La música y el ruido
Muchas de las personas que estaban en la discoteca tardaron en entender lo que estaba pasando. Uno de los sobrevivientes aporta un detalle demoledor: confundió los tiros con la música. ”Pensé que era una canción de los Ying Yang Twins”, le dijo a la cadena radial NPR el joven Christopher Hansen. Se refiere a unos raperos del este de Atlanta, un área conocida por la violencia y la pobreza y contra las cuales estos hermanos afrodescendientes construyen su mensaje y salvoconducto de un destino marcado por un país que alimentra las desigualdades.

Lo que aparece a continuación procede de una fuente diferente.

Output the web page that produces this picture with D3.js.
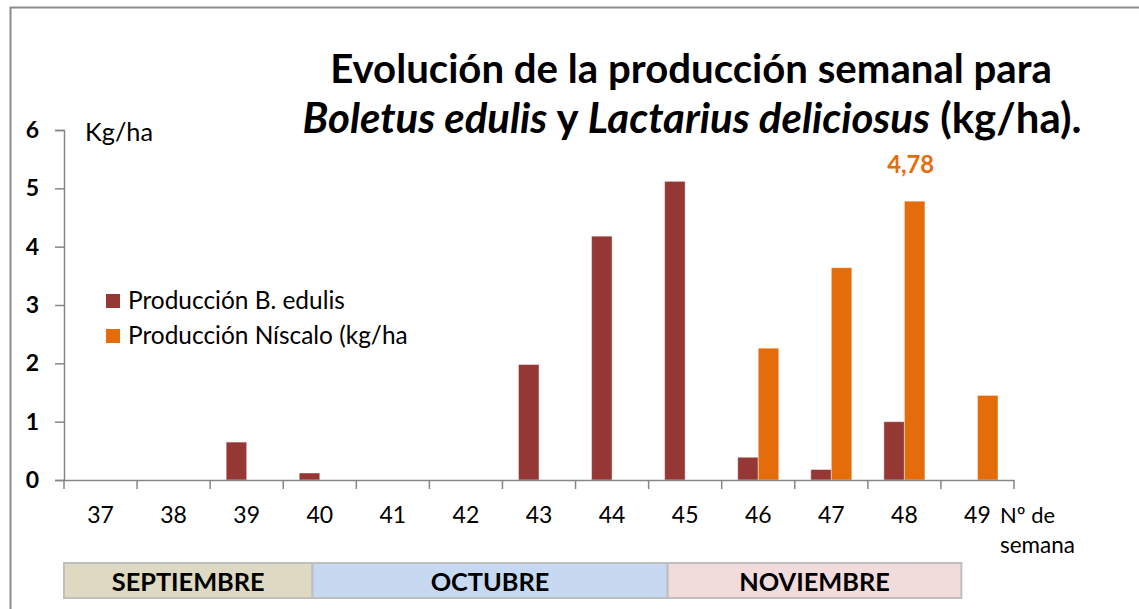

A la noche siguiente los monumentos emblema de los países civilizados se iluminaron con los hermosos colores del arco iris o la bandera gay, según quien los mire. Sí, también la Tour Eiffel, testigo de tantas manifestaciones homófobas y contra la inmigración. Las lucecitas de colores, no las de la fiesta, sino las que brillan en las calles el día después, pertenecen a esa lengua escueta del slogan. Mientras tanto, no hubo un aluvión de ridículos carteles atribuyéndose la identidad ajena como pasó en estas tierras con el “Yo soy Nisman” y en Francia con “Je suis Hebdo”. Decir “Yo también soy puto” aún no figura en el catálogo de las demostraciones de buena conciencia. Mientras tanto, los amigos gays de los heridos el primer día no pudieron donar sangre porque la presunción de contagiado, por ley, los deja afuera de el derecho la solidaridad. La emergencia hizo que se levantara provisoriamnete el veto. ¿La sangre de última vale en las últimas? ¿La sociedad sigue exigiendo martirios para levantar las barreras? En esta ecuación social, la homofobia cuenta con una tolerancia tan amplia que a veces llega a la celebración.
Mientras el odio –llamémolso transfobia, lesbofobia, islamofobia– no se persiga como una desviación vergonzante y en sus expresiones más ínfimas. Todos somos Mateen.